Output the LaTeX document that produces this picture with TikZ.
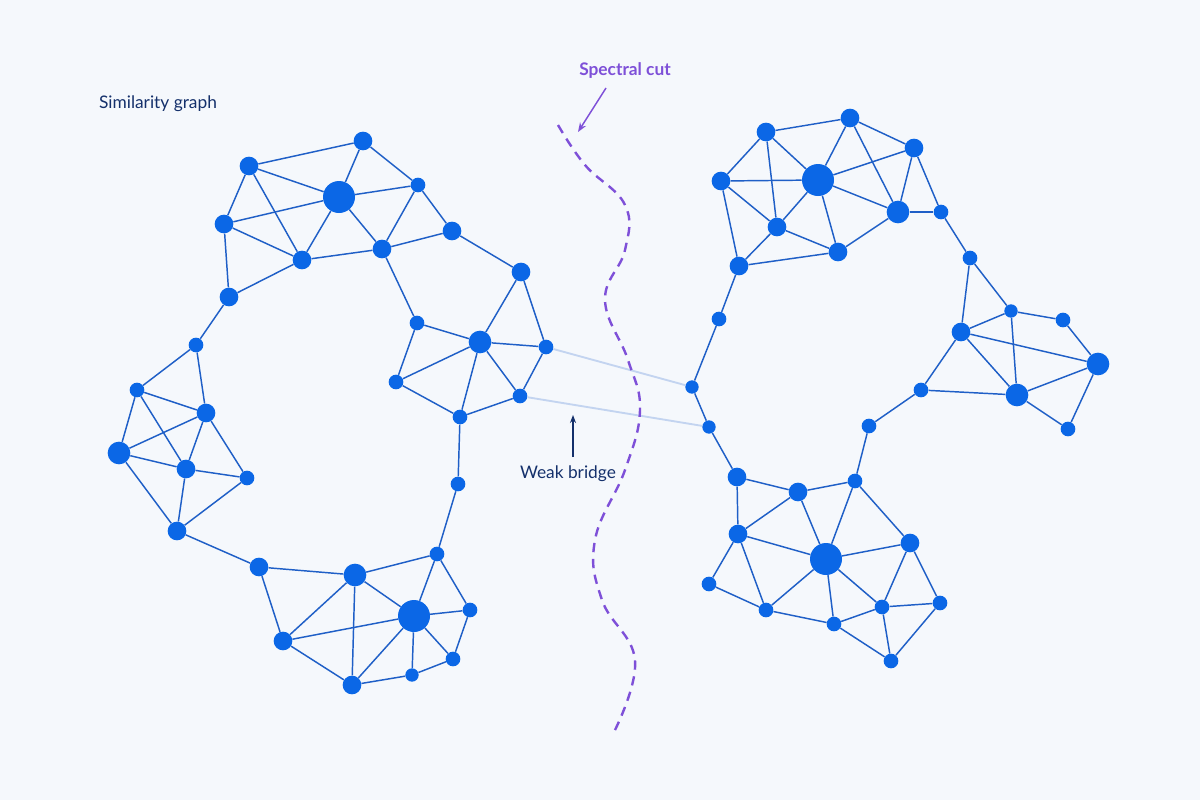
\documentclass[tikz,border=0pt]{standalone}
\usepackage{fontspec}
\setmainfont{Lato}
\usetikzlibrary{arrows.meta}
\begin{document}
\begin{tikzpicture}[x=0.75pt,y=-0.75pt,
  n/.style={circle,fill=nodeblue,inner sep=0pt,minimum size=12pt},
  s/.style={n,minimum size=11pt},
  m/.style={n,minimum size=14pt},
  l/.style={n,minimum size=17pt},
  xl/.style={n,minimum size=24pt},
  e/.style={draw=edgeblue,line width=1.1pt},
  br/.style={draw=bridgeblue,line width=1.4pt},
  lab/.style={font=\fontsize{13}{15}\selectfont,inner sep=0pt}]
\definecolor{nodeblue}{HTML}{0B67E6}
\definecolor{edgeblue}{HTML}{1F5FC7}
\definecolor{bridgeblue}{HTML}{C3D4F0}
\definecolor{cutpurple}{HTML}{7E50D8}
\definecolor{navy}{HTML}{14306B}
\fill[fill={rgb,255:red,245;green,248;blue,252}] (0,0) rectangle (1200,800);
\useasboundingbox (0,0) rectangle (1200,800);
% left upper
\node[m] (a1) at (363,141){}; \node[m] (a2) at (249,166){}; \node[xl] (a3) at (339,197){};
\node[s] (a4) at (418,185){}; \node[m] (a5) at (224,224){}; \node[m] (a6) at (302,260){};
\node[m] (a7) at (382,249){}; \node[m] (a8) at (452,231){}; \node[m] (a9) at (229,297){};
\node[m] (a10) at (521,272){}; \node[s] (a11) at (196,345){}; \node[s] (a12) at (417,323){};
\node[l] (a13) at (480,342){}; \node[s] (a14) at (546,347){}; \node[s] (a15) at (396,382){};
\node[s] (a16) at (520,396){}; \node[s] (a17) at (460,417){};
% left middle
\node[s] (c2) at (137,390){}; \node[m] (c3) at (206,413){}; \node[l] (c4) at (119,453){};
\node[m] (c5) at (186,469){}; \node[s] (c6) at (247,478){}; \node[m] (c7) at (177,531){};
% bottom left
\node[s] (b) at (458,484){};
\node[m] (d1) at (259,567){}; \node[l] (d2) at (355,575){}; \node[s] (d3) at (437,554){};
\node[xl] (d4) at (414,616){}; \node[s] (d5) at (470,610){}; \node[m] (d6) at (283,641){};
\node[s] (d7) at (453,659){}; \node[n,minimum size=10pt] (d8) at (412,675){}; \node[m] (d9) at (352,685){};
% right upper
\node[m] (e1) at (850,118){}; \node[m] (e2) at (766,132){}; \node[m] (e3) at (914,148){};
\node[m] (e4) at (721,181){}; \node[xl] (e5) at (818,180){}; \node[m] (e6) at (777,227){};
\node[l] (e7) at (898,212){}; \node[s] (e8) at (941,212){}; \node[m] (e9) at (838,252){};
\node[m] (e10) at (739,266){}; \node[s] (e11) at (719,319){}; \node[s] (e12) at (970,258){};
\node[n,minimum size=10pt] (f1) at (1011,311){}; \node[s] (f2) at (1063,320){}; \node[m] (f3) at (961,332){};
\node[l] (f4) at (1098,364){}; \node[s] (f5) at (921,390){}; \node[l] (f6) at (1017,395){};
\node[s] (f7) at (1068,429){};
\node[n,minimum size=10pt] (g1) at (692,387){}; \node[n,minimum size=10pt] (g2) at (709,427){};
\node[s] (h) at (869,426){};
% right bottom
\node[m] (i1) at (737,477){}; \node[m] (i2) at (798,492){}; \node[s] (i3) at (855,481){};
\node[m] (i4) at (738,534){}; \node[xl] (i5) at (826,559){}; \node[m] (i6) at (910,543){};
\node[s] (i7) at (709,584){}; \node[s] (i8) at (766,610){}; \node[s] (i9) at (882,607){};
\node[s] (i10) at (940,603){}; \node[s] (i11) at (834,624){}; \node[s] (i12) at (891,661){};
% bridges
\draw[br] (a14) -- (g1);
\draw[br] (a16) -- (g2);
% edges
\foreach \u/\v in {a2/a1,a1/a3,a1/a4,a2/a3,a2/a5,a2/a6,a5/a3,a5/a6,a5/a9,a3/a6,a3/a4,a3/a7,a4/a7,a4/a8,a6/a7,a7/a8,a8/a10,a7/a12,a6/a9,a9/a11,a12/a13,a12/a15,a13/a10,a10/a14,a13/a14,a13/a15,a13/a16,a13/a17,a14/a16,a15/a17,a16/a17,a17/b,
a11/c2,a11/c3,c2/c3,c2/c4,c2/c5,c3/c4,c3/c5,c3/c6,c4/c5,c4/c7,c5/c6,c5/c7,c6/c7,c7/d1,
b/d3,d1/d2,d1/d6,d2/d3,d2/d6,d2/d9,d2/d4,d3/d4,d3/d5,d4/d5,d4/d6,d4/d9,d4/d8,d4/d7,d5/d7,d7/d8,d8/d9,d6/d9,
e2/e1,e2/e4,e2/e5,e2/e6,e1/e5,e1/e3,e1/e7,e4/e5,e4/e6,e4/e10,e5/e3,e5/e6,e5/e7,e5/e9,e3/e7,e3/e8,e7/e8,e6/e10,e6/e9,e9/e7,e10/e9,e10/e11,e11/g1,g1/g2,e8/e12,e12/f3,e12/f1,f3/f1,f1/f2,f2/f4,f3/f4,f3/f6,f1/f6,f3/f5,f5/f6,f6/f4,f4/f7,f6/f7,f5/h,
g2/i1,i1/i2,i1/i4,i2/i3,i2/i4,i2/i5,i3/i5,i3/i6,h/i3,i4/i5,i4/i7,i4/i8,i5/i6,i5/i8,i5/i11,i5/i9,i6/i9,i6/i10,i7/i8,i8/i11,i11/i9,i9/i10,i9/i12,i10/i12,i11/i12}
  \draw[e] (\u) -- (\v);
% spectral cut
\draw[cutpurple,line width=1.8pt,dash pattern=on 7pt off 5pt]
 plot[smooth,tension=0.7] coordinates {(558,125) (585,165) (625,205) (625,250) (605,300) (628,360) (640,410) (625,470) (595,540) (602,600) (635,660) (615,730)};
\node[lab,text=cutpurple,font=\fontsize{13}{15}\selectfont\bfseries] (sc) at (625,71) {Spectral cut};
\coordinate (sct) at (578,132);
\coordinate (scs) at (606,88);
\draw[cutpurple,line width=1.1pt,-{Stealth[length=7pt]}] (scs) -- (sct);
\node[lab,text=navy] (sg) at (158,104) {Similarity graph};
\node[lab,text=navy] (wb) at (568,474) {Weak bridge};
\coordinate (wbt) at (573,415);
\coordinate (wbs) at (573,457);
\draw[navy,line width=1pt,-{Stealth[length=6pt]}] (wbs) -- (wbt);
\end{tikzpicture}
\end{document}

————

Exercise prompt: Without including any picture, repeat the data exactly.

Task response:
Output the LaTeX document that produces this picture with TikZ.
\documentclass[tikz,border=0pt]{standalone}
\usepackage{fontspec}
\setmainfont{Lato}
\usetikzlibrary{arrows.meta}
\begin{document}
\begin{tikzpicture}[x=0.75pt,y=-0.75pt,
  n/.style={circle,fill=nodeblue,inner sep=0pt,minimum size=12pt},
  s/.style={n,minimum size=11pt},
  m/.style={n,minimum size=14pt},
  l/.style={n,minimum size=17pt},
  xl/.style={n,minimum size=24pt},
  e/.style={draw=edgeblue,line width=1.1pt},
  br/.style={draw=bridgeblue,line width=1.4pt},
  lab/.style={font=\fontsize{13}{15}\selectfont,inner sep=0pt}]
\definecolor{nodeblue}{HTML}{0B67E6}
\definecolor{edgeblue}{HTML}{1F5FC7}
\definecolor{bridgeblue}{HTML}{C3D4F0}
\definecolor{cutpurple}{HTML}{7E50D8}
\definecolor{navy}{HTML}{14306B}
\fill[fill={rgb,255:red,245;green,248;blue,252}] (0,0) rectangle (1200,800);
\useasboundingbox (0,0) rectangle (1200,800);
% left upper
\node[m] (a1) at (363,141){}; \node[m] (a2) at (249,166){}; \node[xl] (a3) at (339,197){};
\node[s] (a4) at (418,185){}; \node[m] (a5) at (224,224){}; \node[m] (a6) at (302,260){};
\node[m] (a7) at (382,249){}; \node[m] (a8) at (452,231){}; \node[m] (a9) at (229,297){};
\node[m] (a10) at (521,272){}; \node[s] (a11) at (196,345){}; \node[s] (a12) at (417,323){};
\node[l] (a13) at (480,342){}; \node[s] (a14) at (546,347){}; \node[s] (a15) at (396,382){};
\node[s] (a16) at (520,396){}; \node[s] (a17) at (460,417){};
% left middle
\node[s] (c2) at (137,390){}; \node[m] (c3) at (206,413){}; \node[l] (c4) at (119,453){};
\node[m] (c5) at (186,469){}; \node[s] (c6) at (247,478){}; \node[m] (c7) at (177,531){};
% bottom left
\node[s] (b) at (458,484){};
\node[m] (d1) at (259,567){}; \node[l] (d2) at (355,575){}; \node[s] (d3) at (437,554){};
\node[xl] (d4) at (414,616){}; \node[s] (d5) at (470,610){}; \node[m] (d6) at (283,641){};
\node[s] (d7) at (453,659){}; \node[n,minimum size=10pt] (d8) at (412,675){}; \node[m] (d9) at (352,685){};
% right upper
\node[m] (e1) at (850,118){}; \node[m] (e2) at (766,132){}; \node[m] (e3) at (914,148){};
\node[m] (e4) at (721,181){}; \node[xl] (e5) at (818,180){}; \node[m] (e6) at (777,227){};
\node[l] (e7) at (898,212){}; \node[s] (e8) at (941,212){}; \node[m] (e9) at (838,252){};
\node[m] (e10) at (739,266){}; \node[s] (e11) at (719,319){}; \node[s] (e12) at (970,258){};
\node[n,minimum size=10pt] (f1) at (1011,311){}; \node[s] (f2) at (1063,320){}; \node[m] (f3) at (961,332){};
\node[l] (f4) at (1098,364){}; \node[s] (f5) at (921,390){}; \node[l] (f6) at (1017,395){};
\node[s] (f7) at (1068,429){};
\node[n,minimum size=10pt] (g1) at (692,387){}; \node[n,minimum size=10pt] (g2) at (709,427){};
\node[s] (h) at (869,426){};
% right bottom
\node[m] (i1) at (737,477){}; \node[m] (i2) at (798,492){}; \node[s] (i3) at (855,481){};
\node[m] (i4) at (738,534){}; \node[xl] (i5) at (826,559){}; \node[m] (i6) at (910,543){};
\node[s] (i7) at (709,584){}; \node[s] (i8) at (766,610){}; \node[s] (i9) at (882,607){};
\node[s] (i10) at (940,603){}; \node[s] (i11) at (834,624){}; \node[s] (i12) at (891,661){};
% bridges
\draw[br] (a14) -- (g1);
\draw[br] (a16) -- (g2);
% edges
\foreach \u/\v in {a2/a1,a1/a3,a1/a4,a2/a3,a2/a5,a2/a6,a5/a3,a5/a6,a5/a9,a3/a6,a3/a4,a3/a7,a4/a7,a4/a8,a6/a7,a7/a8,a8/a10,a7/a12,a6/a9,a9/a11,a12/a13,a12/a15,a13/a10,a10/a14,a13/a14,a13/a15,a13/a16,a13/a17,a14/a16,a15/a17,a16/a17,a17/b,
a11/c2,a11/c3,c2/c3,c2/c4,c2/c5,c3/c4,c3/c5,c3/c6,c4/c5,c4/c7,c5/c6,c5/c7,c6/c7,c7/d1,
b/d3,d1/d2,d1/d6,d2/d3,d2/d6,d2/d9,d2/d4,d3/d4,d3/d5,d4/d5,d4/d6,d4/d9,d4/d8,d4/d7,d5/d7,d7/d8,d8/d9,d6/d9,
e2/e1,e2/e4,e2/e5,e2/e6,e1/e5,e1/e3,e1/e7,e4/e5,e4/e6,e4/e10,e5/e3,e5/e6,e5/e7,e5/e9,e3/e7,e3/e8,e7/e8,e6/e10,e6/e9,e9/e7,e10/e9,e10/e11,e11/g1,g1/g2,e8/e12,e12/f3,e12/f1,f3/f1,f1/f2,f2/f4,f3/f4,f3/f6,f1/f6,f3/f5,f5/f6,f6/f4,f4/f7,f6/f7,f5/h,
g2/i1,i1/i2,i1/i4,i2/i3,i2/i4,i2/i5,i3/i5,i3/i6,h/i3,i4/i5,i4/i7,i4/i8,i5/i6,i5/i8,i5/i11,i5/i9,i6/i9,i6/i10,i7/i8,i8/i11,i11/i9,i9/i10,i9/i12,i10/i12,i11/i12}
  \draw[e] (\u) -- (\v);
% spectral cut
\draw[cutpurple,line width=1.8pt,dash pattern=on 7pt off 5pt]
 plot[smooth,tension=0.7] coordinates {(558,125) (585,165) (625,205) (625,250) (605,300) (628,360) (640,410) (625,470) (595,540) (602,600) (635,660) (615,730)};
\node[lab,text=cutpurple,font=\fontsize{13}{15}\selectfont\bfseries] (sc) at (625,71) {Spectral cut};
\coordinate (sct) at (578,132);
\coordinate (scs) at (606,88);
\draw[cutpurple,line width=1.1pt,-{Stealth[length=7pt]}] (scs) -- (sct);
\node[lab,text=navy] (sg) at (158,104) {Similarity graph};
\node[lab,text=navy] (wb) at (568,474) {Weak bridge};
\coordinate (wbt) at (573,415);
\coordinate (wbs) at (573,457);
\draw[navy,line width=1pt,-{Stealth[length=6pt]}] (wbs) -- (wbt);
\end{tikzpicture}
\end{document}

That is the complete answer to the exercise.